I live about half a block from Sunset Blvd. and just a couple of blocks east on Sunset, there is a grocery store aptly named, Rock and Roll Ralph’s. I walk to this Ralph’s almost every day, and definitely encounter some strange things between my apartment and this grocery store, but on my shoe store outing, I noticed that things get especially colorful east of Rock and Roll Ralph’s.
I crossed the street, entering the east of Rock and Roll Ralph’s zone and immediately, things got weird. In the middle of the sidewalk stood a middle aged woman waving her hands in the air and cursing what appeared to be the bus bench in front of her. She was about five feet tall, with sagging limbs and hair that was matted and looked sticky. Her long denim skirt skimmed the tops of filthy bare toes and her arms were scratched and sunburned. I approached her assuming she wouldn’t even know I was there, but she turned to me with bitter fury eyes and whispered, “no”.

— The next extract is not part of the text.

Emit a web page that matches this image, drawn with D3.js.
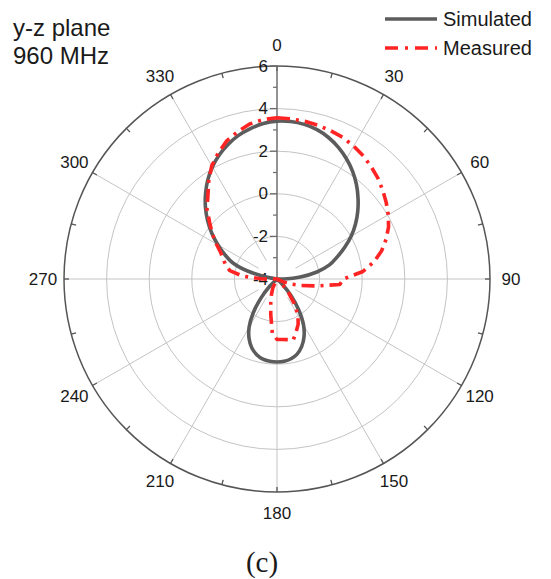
<!DOCTYPE html>
<html>
<head>
<meta charset="utf-8">
<script src="https://cdn.jsdelivr.net/npm/d3@7"></script>
<style>
  html, body { margin: 0; padding: 0; background: #fff; }
  svg { display: block; }
  text { font-family: "Liberation Sans", Arial, sans-serif; fill: #1a1a1a; }
</style>
</head>
<body>
<svg id="chart" width="551" height="579"></svg>
<script>
// Azimuth angles (degrees, clockwise from 0 at the top)
const angles = [0,5,10,15,20,25,30,35,40,45,50,55,60,65,70,75,80,85,
  90,95,100,105,110,115,120,125,130,135,140,145,150,155,160,165,170,175,
  180,185,190,195,200,205,210,215,220,225,230,235,240,245,250,255,260,265,
  270,275,280,285,290,295,300,305,310,315,320,325,330,335,340,345,350,355];

// Gain in dB (values below -4 sit at the centre of the plot)
const simulated = [3.41,3.42,3.37,3.26,3.07,2.82,2.52,2.18,1.80,1.38,0.95,0.50,
  0.02,-0.50,-1.00,-1.45,-2.10,-2.90,-3.65,-5,-5,-5,-5,-5,
  -5,-5,-5,-3.62,-2.97,-2.22,-1.51,-1.00,-0.62,-0.35,-0.20,-0.12,
  -0.10,-0.12,-0.18,-0.32,-0.55,-0.90,-1.38,-2.05,-2.80,-3.50,-5,-5,
  -5,-5,-5,-5,-5,-5,-5,-5,-3.55,-2.60,-1.80,-1.30,
  -0.80,-0.27,0.25,0.75,1.22,1.67,2.07,2.42,2.72,2.98,3.17,3.33];

const measured = [3.57,3.55,3.52,3.47,3.40,3.33,3.20,3.06,2.88,2.70,2.48,2.26,
  2.03,1.78,1.45,1.08,0.62,0.05,-0.88,-1.04,-2.11,-2.83,-3.30,-3.70,
  -5,-5,-5,-3.62,-3.15,-2.59,-2.03,-1.65,-1.37,-1.04,-1.11,-1.15,
  -1.16,-1.46,-2.31,-2.87,-3.25,-3.53,-5,-5,-5,-5,-5,-5,
  -5,-5,-5,-5,-5,-5,-3.30,-2.36,-1.75,-1.51,-1.32,-1.09,
  -0.71,-0.29,0.13,0.65,1.05,1.59,2.13,2.53,2.90,3.16,3.39,3.51];

const radialTicks = [-4, -2, 0, 2, 4, 6];
const radialMinor = [-3, -1, 1, 3, 5];
const angleTicks = [0, 30, 60, 90, 120, 150, 180, 210, 240, 270, 300, 330];
const angleMinor = [15, 45, 75, 105, 135, 165, 195, 225, 255, 285, 315, 345];

const svg = d3.select("#chart");
const cx = 277, cy = 279, R = 213;
const g = svg.append("g").attr("transform", `translate(${cx},${cy})`);

const r = d3.scaleLinear().domain([-4, 6]).range([0, R]).clamp(true);
const rad = d => d * Math.PI / 180;
const px = (a, rr) => rr * Math.sin(rad(a));
const py = (a, rr) => -rr * Math.cos(rad(a));

// grid rings
g.selectAll("circle.ring").data(radialTicks.filter(v => v > -4 && v < 6))
  .join("circle").attr("class", "ring")
  .attr("r", d => r(d)).attr("fill", "none")
  .attr("stroke", "#c4c4c4").attr("stroke-width", 1);

// spokes every 30 degrees
g.selectAll("line.spoke").data(angleTicks).join("line").attr("class", "spoke")
  .attr("x1", d => (d % 90 === 0) ? 0 : px(d, r(-3)))
  .attr("y1", d => (d % 90 === 0) ? 0 : py(d, r(-3)))
  .attr("x2", d => px(d, R)).attr("y2", d => py(d, R))
  .attr("stroke", "#c4c4c4").attr("stroke-width", 1);

// outer ring
g.append("circle").attr("r", R).attr("fill", "none")
  .attr("stroke", "#555").attr("stroke-width", 1.5);

// ticks on the outer ring
g.selectAll("line.atick").data(angleTicks.concat(angleMinor)).join("line").attr("class", "atick")
  .attr("x1", d => px(d, R)).attr("y1", d => py(d, R))
  .attr("x2", d => px(d, R - 5)).attr("y2", d => py(d, R - 5))
  .attr("stroke", "#555").attr("stroke-width", 1.3);

// angular labels
g.selectAll("text.alab").data(angleTicks).join("text").attr("class", "alab")
  .attr("x", d => px(d, R + 21)).attr("y", d => py(d, R + 21))
  .attr("text-anchor", "middle").attr("dominant-baseline", "central")
  .attr("font-size", 17).text(d => d);

// radial axis along 0 degrees
g.append("line").attr("x1", 0).attr("y1", 0).attr("x2", 0).attr("y2", -R)
  .attr("stroke", "#6a6a6a").attr("stroke-width", 1.3);
g.selectAll("line.rtick").data(radialTicks).join("line").attr("class", "rtick")
  .attr("x1", -7).attr("x2", 0).attr("y1", d => -r(d)).attr("y2", d => -r(d))
  .attr("stroke", "#6a6a6a").attr("stroke-width", 1.3);
g.selectAll("line.rminor").data(radialMinor).join("line").attr("class", "rminor")
  .attr("x1", -4).attr("x2", 0).attr("y1", d => -r(d)).attr("y2", d => -r(d))
  .attr("stroke", "#6a6a6a").attr("stroke-width", 1.2);
g.selectAll("text.rlab").data(radialTicks).join("text").attr("class", "rlab")
  .attr("x", -9).attr("y", d => -r(d))
  .attr("text-anchor", "end").attr("dominant-baseline", "central")
  .attr("font-size", 17).text(d => d);

// pattern traces
const toPts = vals => angles.map((a, i) => [rad(a), r(vals[i])]);
const simLine = d3.lineRadial().curve(d3.curveCatmullRomClosed.alpha(0.5));
const measLine = d3.lineRadial().curve(d3.curveLinearClosed);

g.append("path").attr("d", simLine(toPts(simulated)))
  .attr("fill", "none").attr("stroke", "#5c5c5c").attr("stroke-width", 3.6)
  .attr("stroke-linejoin", "round");
g.append("path").attr("d", measLine(toPts(measured)))
  .attr("fill", "none").attr("stroke", "#ff2424").attr("stroke-width", 3.6)
  .attr("stroke-dasharray", "13,6,3,6").attr("stroke-linejoin", "round");

// titles
svg.append("text").attr("x", 13).attr("y", 36).attr("font-size", 24).text("y-z plane");
svg.append("text").attr("x", 13).attr("y", 64).attr("font-size", 24).text("960 MHz");

// legend
const lg = svg.append("g");
lg.append("line").attr("x1", 385).attr("x2", 437).attr("y1", 19).attr("y2", 19)
  .attr("stroke", "#5c5c5c").attr("stroke-width", 3.6);
lg.append("text").attr("x", 443).attr("y", 26).attr("font-size", 20).text("Simulated");
lg.append("line").attr("x1", 385).attr("x2", 437).attr("y1", 48).attr("y2", 48)
  .attr("stroke", "#ff2424").attr("stroke-width", 3.6).attr("stroke-dasharray", "13,7,3,7");
lg.append("text").attr("x", 443).attr("y", 55).attr("font-size", 20).text("Measured");

// panel caption
svg.append("text").attr("x", 262).attr("y", 572).attr("text-anchor", "middle")
  .style("font-family", "'Liberation Serif', 'Times New Roman', serif")
  .attr("font-size", 29).text("(c)");
</script>
</body>
</html>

I was starting to re-think my decision to leave the house, but the prospect of new shoes propelled me onward.
My next obstacle, I was ready for. It is my local library (about which I have written in previous blog posts), and it is a common meeting ground for unsavory types. They are mostly men, lounging on the brick walls that mark the library entrance. Some have blankets and are fast asleep, others are looking for a fix or some cash for booze. Many of the men have bicycles parked within touching range and glare warnings at passers by to stay clear of their wheels and their territory. I often find myself holding my breath as I walk briskly through what I call, Library Village.

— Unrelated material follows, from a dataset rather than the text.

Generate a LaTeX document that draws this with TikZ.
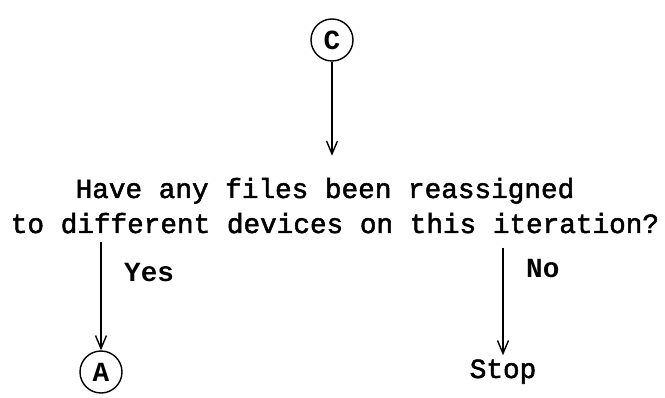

Across the intersection from Library Village is the first of many Strip clubs with adjacent motels. The minute that the motel came into focus, I knew something was up. Leaning against a wall in the driveway entrance, I couldn’t miss the tall thin man in a dirty white baseball cap, ragged navy blue sweatshirt and baggy white pants two inches too short. His feet, adorned with pristine white shoes and black socks, were crossed casually and his frail frame bled into the wall as if he had been standing there for days. He stood in profile to the street and talked in hushed tones to two nervous men in hoodies. I passed him, trying to seem oblivious to what we both knew was happening; he looked toward me slowly with just the hint of a threat in his eyes, when a familiar person slipped out from behind his group, smiled at me and proceeded to walk almost in step with me down Sunset Blvd. Of course there is no such action for an RPer as looking out of the corner of your eye, so I couldn’t verify, but I knew he was a regular on a television show I watch called, “Scorpion”. You know you are in Hollywood when you see a TV star buying drugs at a sketchy, rent by the hour motel.

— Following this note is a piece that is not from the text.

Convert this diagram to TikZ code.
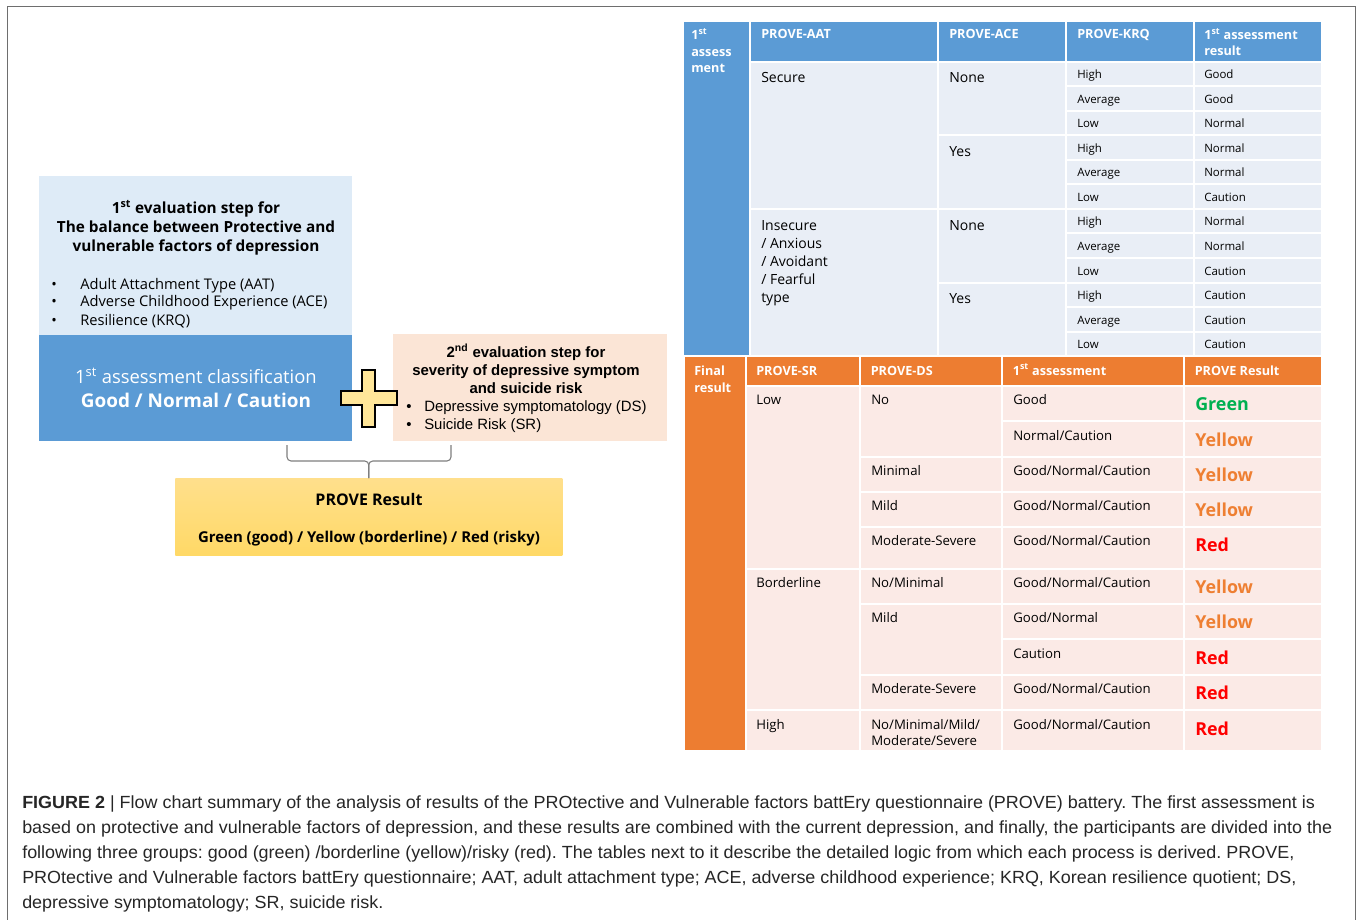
\documentclass[tikz,border=0pt]{standalone}
\usepackage{fontspec}
\setmainfont{Open Sans}
\newfontfamily\arialfont{Liberation Sans}
\newfontfamily\capfont[FakeStretch=1.02]{Liberation Sans}
\usetikzlibrary{positioning}

\definecolor{tblue}{HTML}{5B9BD5}
\definecolor{tbluelight}{HTML}{E9EEF6}
\definecolor{boxblue}{HTML}{DEEBF7}
\definecolor{torange}{HTML}{ED7D31}
\definecolor{tpink}{HTML}{FBEAE6}
\definecolor{peach}{HTML}{FBE5D6}
\definecolor{plusyellow}{HTML}{FFE699}
\definecolor{resgreen}{HTML}{00B050}
\definecolor{resyellow}{HTML}{EE7F32}
\definecolor{resred}{HTML}{FF0000}
\definecolor{framegray}{HTML}{6E6E6E}
\definecolor{bracegray}{HTML}{7F7F7F}

\begin{document}
\begin{tikzpicture}[x=0.75pt, y=-0.75pt, inner sep=0pt,
    cell/.style={draw=white, line width=1.5pt},
    box/.style={anchor=north west, inner sep=0pt},
    headtext/.style={anchor=base west, text=white, align=left, font=\bfseries\fontsize{9.5}{12.4}\selectfont},
    aattext/.style={anchor=base west, align=left, font=\fontsize{10.5}{13.5}\selectfont},
    krqtext/.style={anchor=base west, font=\fontsize{8.6}{10}\selectfont},
    srtext/.style={anchor=base west, align=left, font=\fontsize{9.9}{12}\selectfont},
    restext/.style={anchor=base west, font=\bfseries\fontsize{13.4}{15}\selectfont}]

\useasboundingbox (0,0) rectangle (1357,920);
\fill[white] (0,0) rectangle (1357,920);
\draw[framegray, line width=1.1pt] (7.5,920) -- (7.5,6.5) -- (1355.5,6.5) -- (1355.5,920);

% left side: the two evaluation steps
\node[box, fill=boxblue, minimum width=234.75pt, minimum height=119.25pt] (eval1) at (39,176) {};
\node[box, fill=tblue, minimum width=234.75pt, minimum height=79.5pt] (class1) at (39,335) {};
\node[box, fill=peach, minimum width=205.5pt, minimum height=80.25pt] (eval2) at (393,334) {};
\node[box, top color=yellow!45!orange!45, bottom color=yellow!50!orange!60, minimum width=290.25pt, minimum height=57.75pt] (result) at (175,478) {};

% (multi-line nodes sit on the baseline of their last line)
\node[anchor=base, align=center, font=\bfseries\fontsize{11.5}{14.6}\selectfont] (eval1-title) at (196,252)
    {1\textsuperscript{st} evaluation step for\\The balance between Protective and\\vulnerable factors of depression};
\node[anchor=base west, align=left, font=\fontsize{11}{13.5}\selectfont] (eval1-items) at (51,325)
    {\makebox[21.75pt][l]{\textbullet}Adult Attachment Type (AAT)\\
     \makebox[21.75pt][l]{\textbullet}Adverse Childhood Experience (ACE)\\
     \makebox[21.75pt][l]{\textbullet}Resilience (KRQ)};

\node[anchor=base, text=white, font=\fontsize{13.8}{16}\selectfont] (class1-top) at (196,383) {1\textsuperscript{st} assessment classification};
\node[anchor=base, text=white, font=\bfseries\fontsize{14.2}{16}\selectfont] (class1-bottom) at (196,407) {Good / Normal / Caution};

\node[anchor=base, align=center, font=\arialfont\bfseries\fontsize{11.2}{13.5}\selectfont] (eval2-title) at (526,393)
    {2\textsuperscript{nd} evaluation step for\\severity of depressive symptom\\and suicide risk};
\node[anchor=base west, align=left, font=\arialfont\fontsize{11.2}{13.5}\selectfont] (eval2-items) at (406,429)
    {\makebox[13.5pt][l]{\textbullet}Depressive symptomatology (DS)\\
     \makebox[13.5pt][l]{\textbullet}Suicide Risk (SR)};

\node[anchor=base, font=\bfseries\fontsize{12}{14}\selectfont] (result-title) at (369,505) {PROVE Result};
\node[anchor=base, font=\bfseries\fontsize{11.2}{14}\selectfont] (result-groups) at (369,542) {Green (good) / Yellow (borderline) / Red (risky)};

% plus sign between the steps
\draw[fill=plusyellow, line width=1.1pt, line join=miter]
    (362,370) -- (375,370) -- (375,391) -- (397,391) -- (397,405) -- (375,405) -- (375,427)
    -- (362,427) -- (362,405) -- (341,405) -- (341,391) -- (362,391) -- cycle;

% brace into the result
\coordinate (brace-l) at (287,445);
\coordinate (brace-r) at (451,445);
\draw[bracegray, line width=0.8pt, rounded corners=3pt] (brace-l) -- ++(0,16) -| (result.north);
\draw[bracegray, line width=0.8pt, rounded corners=3pt] (brace-r) -- ++(0,16) -| (result.north);

% table of the first assessment
\draw[cell, fill=tblue] (683,21) rectangle (750,356);
\node[headtext] (first-head) at (691,73) {1\textsuperscript{st}\\assess\\ment};
\foreach \xa/\xb/\txt in {750/938/PROVE-AAT, 938/1066/PROVE-ACE, 1066/1194/PROVE-KRQ}{
    \draw[cell, fill=tblue] (\xa,21) rectangle (\xb,62);
    \node[headtext] (head-\txt) at (\xa+11,39) {\txt};
}
\draw[cell, fill=tblue] (1194,21) rectangle (1322,62);
\node[headtext] (head-result1) at (1204,56) {1\textsuperscript{st} assessment\\result};

\draw[cell, fill=tbluelight] (750,62) rectangle (938,209);
\draw[cell, fill=tbluelight] (750,209) rectangle (938,356);
\node[aattext] (aat-secure) at (761,83) {Secure};
\node[aattext] (aat-insecure) at (761,302) {Insecure\\/ Anxious\\/ Avoidant\\/ Fearful\\type};
\foreach \ya/\yb/\ace [count=\i] in {62/135.5/None, 135.5/209/Yes, 209/282.5/None, 282.5/356/Yes}{
    \draw[cell, fill=tbluelight] (938,\ya) rectangle (1066,\yb);
    \node[aattext] (ace-\i) at (949,\ya+21) {\ace};
}
\foreach \krq/\res [count=\i from 0] in {High/Good, Average/Good, Low/Normal, High/Normal, Average/Normal, Low/Caution,
        High/Normal, Average/Normal, Low/Caution, High/Caution, Average/Caution, Low/Caution}{
    \draw[cell, fill=tbluelight] (1066,62+24.5*\i) rectangle (1194,86.5+24.5*\i);
    \draw[cell, fill=tbluelight] (1194,62+24.5*\i) rectangle (1322,86.5+24.5*\i);
    \node[krqtext] (krq-\i) at (1077,79+24.5*\i) {\krq};
    \node[krqtext] (res1-\i) at (1204,79+24.5*\i) {\res};
}

% table of the final result
\draw[cell, fill=torange] (684,356) rectangle (745.5,751);
\node[headtext] (final-head) at (694,392) {Final\\result};
\foreach \xa/\xb/\txt [count=\i] in {745.5/860/PROVE-SR, 860/1002/PROVE-DS, 1002/1184/1\textsuperscript{st} assessment, 1184/1322/PROVE Result}{
    \draw[cell, fill=torange] (\xa,356) rectangle (\xb,385.5);
    \node[headtext] (head2-\i) at (\xa+10.5,375) {\txt};
}
\foreach \ya/\yb/\sr [count=\i] in {385.5/568.5/Low, 568.5/710/Borderline, 710/751/High}{
    \draw[cell, fill=tpink] (745.5,\ya) rectangle (860,\yb);
    \node[srtext] (sr-\i) at (756,\ya+19) {\sr};
}
\foreach \ya/\yb/\ds [count=\i] in {385.5/456.5/No, 456.5/491.5/Minimal, 491.5/526.5/Mild, 526.5/568.5/Moderate-Severe,
        568.5/603.5/{No/Minimal}, 603.5/674.5/Mild, 674.5/710/Moderate-Severe}{
    \draw[cell, fill=tpink] (860,\ya) rectangle (1002,\yb);
    \node[srtext] (ds-\i) at (871,\ya+19) {\ds};
}
\draw[cell, fill=tpink] (860,710) rectangle (1002,751);
\node[srtext] (ds-8) at (871,745) {No/Minimal/Mild/\\Moderate/Severe};
\foreach \ya/\yb/\first/\res/\rescol [count=\i] in {385.5/421/Good/Green/resgreen,
        421/456.5/{Normal/Caution}/Yellow/resyellow, 456.5/491.5/{Good/Normal/Caution}/Yellow/resyellow,
        491.5/526.5/{Good/Normal/Caution}/Yellow/resyellow, 526.5/568.5/{Good/Normal/Caution}/Red/resred,
        568.5/603.5/{Good/Normal/Caution}/Yellow/resyellow, 603.5/639/{Good/Normal}/Yellow/resyellow,
        639/674.5/Caution/Red/resred, 674.5/710/{Good/Normal/Caution}/Red/resred, 710/751/{Good/Normal/Caution}/Red/resred}{
    \draw[cell, fill=tpink] (1002,\ya) rectangle (1184,\yb);
    \draw[cell, fill=tpink] (1184,\ya) rectangle (1322,\yb);
    \node[srtext] (first2-\i) at (1013,\ya+19) {\first};
    \node[restext, text=\rescol] (final-\i) at (1195,\ya+25) {\res};
}

% caption
\node[anchor=base west, align=left, text=black!85, font=\capfont\fontsize{13.2}{18.75}\selectfont\frenchspacing] (caption) at (22,908)
    {\textbf{FIGURE 2} | Flow chart summary of the analysis of results of the PROtective and Vulnerable factors battEry questionnaire (PROVE) battery. The first assessment is\\
     based on protective and vulnerable factors of depression, and these results are combined with the current depression, and finally, the participants are divided into the\\
     following three groups: good (green) /borderline (yellow)/risky (red). The tables next to it describe the detailed logic from which each process is derived. PROVE,\\
     PROtective and Vulnerable factors battEry questionnaire; AAT, adult attachment type; ACE, adverse childhood experience; KRQ, Korean resilience quotient; DS,\\
     depressive symptomatology; SR, suicide risk.};
\end{tikzpicture}
\end{document}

The “Scorpion” guy and I walked together until we reached the bus stop at the corner of Sunset and La Brea, where a skeleton had taken up residence and displayed all of his treasures on the ground. He smiled down at a torn shoe with no mate, a collection of smashed Pabst Blue Ribbon cans and a chipped porcelain angel figurine. He giggled with glee and pride and had no idea he wasn’t alone.
I crossed La Brea, toward 7’11 and more insanity. A man in soiled grey sweatpants and matching pull over sweatshirt, fished through an overflowing trash can. He looked padded, as if he wore layers and layers of clothes under his sweats. His face was burning red and he panted loudly under the heat of an 85 degree sun. Thinning dull brown hair hung down to his shoulders and fell across his face; he seemed to be trying to hide behind the veil of hair and made no move to clear it away from his eyes. I continued my walk, overwhelmed with how sad I suddenly felt.
I could see IHop and In and Out Burger in the distance, so I knew the shoe store wasn’t far, but I was naive to hope that my adventures were near an end. A tiny man stood outside the closed street service window of IHop. His blonde hair was formed into a single wig like dreadlock; he was shirtless, tanned to a crisp and wore shorts that were held together by decaying strings of fabric. He shouted obscenities at the reflection of his hair, accusing it of hiding his soul and stealing his dancing shoes. The shouters always scare me, so I wasn’t paying attention to the space around me; out of (seemingly, I know) nowhere, a scowling man with rage in his eyes was right in my face. He looked like he really wanted to punch me, so I ducked out of his way and hurried across the street toward the shoe store. I thought I heard the rough sound of boots following me, so I picked up the pace and raced to the shop’s door. When I turned around, there was no one there.
It was one of those days when I never should have left the house.